## Your goal
Gather all lines containing the string "draw" and copy them out.

## Source excerpt
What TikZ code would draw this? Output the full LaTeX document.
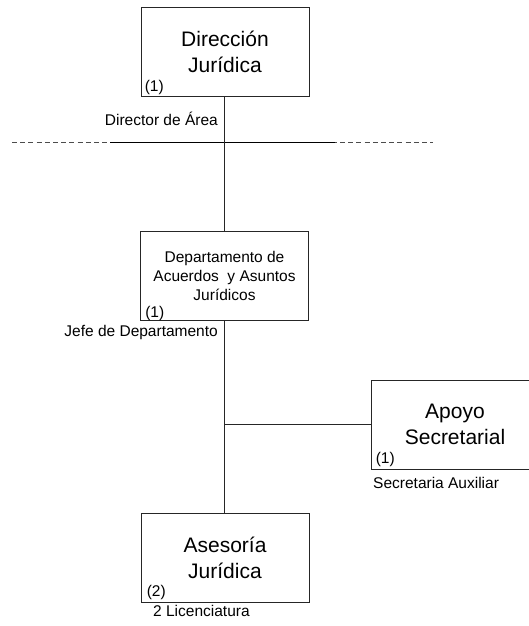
\documentclass[tikz,border=0pt]{standalone}
\usepackage{fontspec}
\setmainfont{Liberation Sans}
\usetikzlibrary{positioning}
\tikzset{
  unitbox/.style={draw=black!85, line width=0.8pt, minimum width=168pt, minimum height=89pt, inner sep=0pt, align=center},
  bigtxt/.style={font=\fontsize{21}{26}\selectfont},
  smalltxt/.style={font=\fontsize{15.5}{19}\selectfont},
  countlbl/.style={smalltxt, anchor=south west, inner sep=0pt},
  link/.style={draw=black!85, line width=0.8pt}
}

\begin{document}
\begin{tikzpicture}[x=1pt,y=-1pt]
		%%%%% START %%%%%
		\useasboundingbox (0,0) rectangle (528,626);
		
		\node[unitbox, bigtxt] (dir) at (225, 51.5) {Dirección\\Jurídica};
		\node[countlbl] (dirn) at ([xshift=4pt,yshift=1pt]dir.south west) {(1)};
		\node[smalltxt, anchor=east, inner sep=0pt] (dirlbl) at (218, 119) {Director de Área};
		
		\coordinate (dl) at (12, 142);
		\coordinate (dr) at (433, 142);
		\coordinate (sl) at (110, 142);
		\coordinate (sr) at (335, 142);
		\draw[black!70, line width=0.9pt, dash pattern=on 5pt off 3.2pt] (dl) -- (dr);
		\draw[black, line width=0.9pt] (sl) -- (sr);
		
		\node[unitbox, smalltxt] (dep) at (224.5, 275.5) {Departamento de\\Acuerdos~ y Asuntos\\Jurídicos};
		\node[countlbl] (depn) at ([xshift=5pt,yshift=-1pt]dep.south west) {(1)};
		\node[smalltxt, anchor=east, inner sep=0pt] (deplbl) at (218, 332) {Jefe de Departamento};
		
		\node[unitbox, bigtxt] (apo) at (455, 424.5) {Apoyo\\Secretarial};
		\node[countlbl] (apon) at ([xshift=5pt,yshift=2pt]apo.south west) {(1)};
		\node[smalltxt, anchor=west, inner sep=0pt] (apolbl) at (373, 483) {Secretaria Auxiliar};
		
		\node[unitbox, bigtxt] (ase) at (225, 558) {Asesoría\\Jurídica};
		\node[countlbl] (asen) at ([xshift=6pt,yshift=3pt]ase.south west) {(2)};
		\node[smalltxt, anchor=west, inner sep=0pt] (aselbl) at (153, 611) {2 Licenciatura};
		
		\draw[link] (dir.south -| dep.north) -- (dep.north);
		\draw[link] (dep.south) -- (dep.south |- ase.north);
		\draw[link, line width=1.2pt] (apo.west) -- (apo.west -| dep.south);
		
		%%%%% END %%%%%
	\end{tikzpicture}
\end{document}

## Result of the exercise
What TikZ code would draw this? Output the full LaTeX document.
  unitbox/.style={draw=black!85, line width=0.8pt, minimum width=168pt, minimum height=89pt, inner sep=0pt, align=center},
  link/.style={draw=black!85, line width=0.8pt}
		\draw[black!70, line width=0.9pt, dash pattern=on 5pt off 3.2pt] (dl) -- (dr);
		\draw[black, line width=0.9pt] (sl) -- (sr);
		\draw[link] (dir.south -| dep.north) -- (dep.north);
		\draw[link] (dep.south) -- (dep.south |- ase.north);
		\draw[link, line width=1.2pt] (apo.west) -- (apo.west -| dep.south);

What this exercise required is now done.